Kohl versteift sich auf sein Junktim

Kanzler bekräftigt seine Forderung: Anerkennung der polnischen Westgrenze nur bei Verzicht auf Reparationszahlungen und Entschädigungen ehemaliger Zwangsarbeiter / Zum Streit mit der FDP in der Grenzfrage: „Es wird in der Koalition sehr schwer“  ■  Aus Bonn Ferdos Forudastan

Bundeskanzler Helmut Kohl schaltet auf stur. Trotz Koalitionsknatsches besteht er darauf, die endgültige Anerkennung der polnischen Westgrenze von einem vertraglichen Verzicht Polens auf Reparationen und Entschädigungszahlungen an ehemalige Zwangsarbeiter und der Bekräftigung von Rechten der deutschen Minderheit in Polen abhängig zu machen. Nach seinem 90 minütigen Gespräch mit Genscher erklärte Kohl am Abend vor der CDU/CSU Fraktion: „Es wird in der Koalition sehr schwer. Ich weiß, wo man Kompromisse machen kann und wo nicht.“ Eigentlich war über das Gespräch stillschweigen vereinbart worden. Nach der Präsidiumssitzung seiner Partei machter Kohl vor der Presse in Bonn erneut klar, daß er für eine Wiedervereinigung auf der Grundlage von Artikel 23 Grundgesetz, also einen Anschluß der DDR ist.

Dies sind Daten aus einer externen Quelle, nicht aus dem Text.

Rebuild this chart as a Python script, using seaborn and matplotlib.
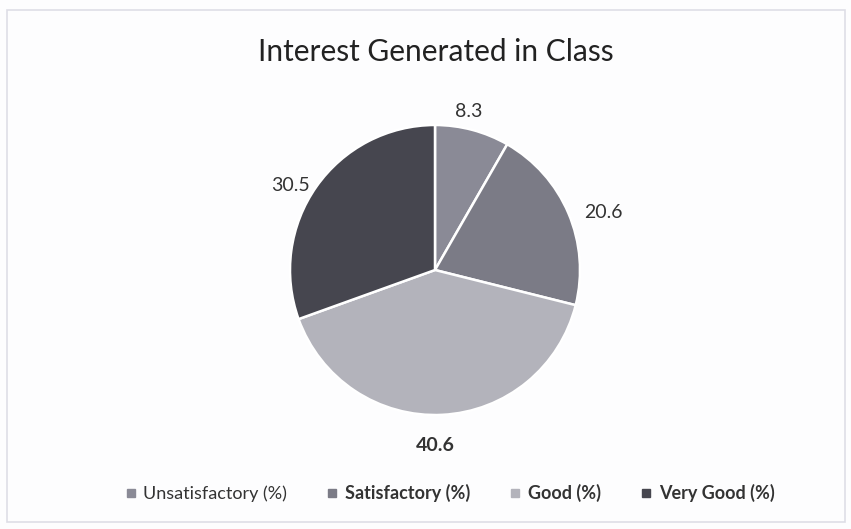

Die heftige in- und ausländische Kritik an seinem Junktim wies Helmut Kohl zurück. Er bestritt, daß er die Anerkennung der Grenze mit Bedingungen habe verknüpfen wollen. Mit einer neuerlichen Verzichterklärung Polens (das Land hatte bereits 1953 auf alle Reparationen gegenüber Deutschland verzichtet) gehe es ausschließlich um die Bestätigung bestehender Verpflichtungen. Diese Bestätigung liege im Interesse der Deutschen und ihrer Nachbarn. Der deutsche Bürger, so Kohl, müsse von seinem Regierungschef die Frage beantwortet haben, welche Forderungen noch auf ihn zukämen. Allerdings stellte Helmut Kohl die faktische Lage gestern falsch dar: Auf die Entschädigung ehemaliger Zwangsarbeiter hat Polen in dem Vertrag mit der DDR von 1953 gerade nicht verzichtet. Was Kohl nun von den Polen fordert, ist demnach keine bloße Bestätigung. Seine Interpretation, Zwangsarbeiterentschädigungen gehörten zu Reparationen, war noch gegen Jahresende auf einer Anhörung des Innenausschusses in Bonn mehrheitlich abgelehnt worden. „Keine Chance“ gibt der Bundeskanzler der mit Ministerpräsident Mazowiecki vereinbarten Prüfung, ob ehemalige Zwangsarbeiter nicht von der Bundesrepublik entschädigt werden sollten. Allerdings dauert diese Prüfung nach Darstellung der Bundesregierung noch an. Einen möglichen Härteausgleich für Zwangsarbeiter lehnte Kohl indirekt ab: Es würde sich diese Frage dann auch für weitere Länder stellen. Überdies werde man gerade Polen gegenüber soviel Wirtschaftshilfe leisten. „Da müssen wir doch hinter niemandem zurückstehen.“ Daß er die endgültige Anerkennung der Westgrenze Polens überdies von einer vertraglichen Absicherung der Rechte der deutschen Minderheit in Polen abhängig macht, begründete Fortsetzung Seite 2

Kohl mit einem „Gebot der Solidarität“ gegenüber den dort lebenden Deutschstämmigen. Grundsätzlich will Kohl die „drei Themen Grenzanerkennung, Reparationen und Minderheitenrechte vom Tisch haben“. Eine mögliche gemeinsame Erklärung von Bundestag und

Volkskammer sollte nach Aussagen von Kohl auf der Grundlage einer Bundestagserklärung vom 8. November abgeben werden. Einen Grenzvertrag mit Polen könne allerdings erst ein gesamtdeutsches Parlament ratifizieren. Für einen Friedensvertrag gebe es nach einem solchen Grenzvertrag allerdings keinen Grund mehr. Denn „ich gehe davon aus, daß mit der Wiedervereinigung eine neue Situation ensteht“. Ohne Einschränkung hat sich Kohl für einen Anschluß der DDR gemäß 23 GG ausgesprochen. Kritik an dem Junktim Kohls übte gestern erneut die FDP: „Ich weiß gar nicht, wie man auf die Idee kommt, dieses Faß zu öffnen“, sagte FDP-Chef Lambsdorff.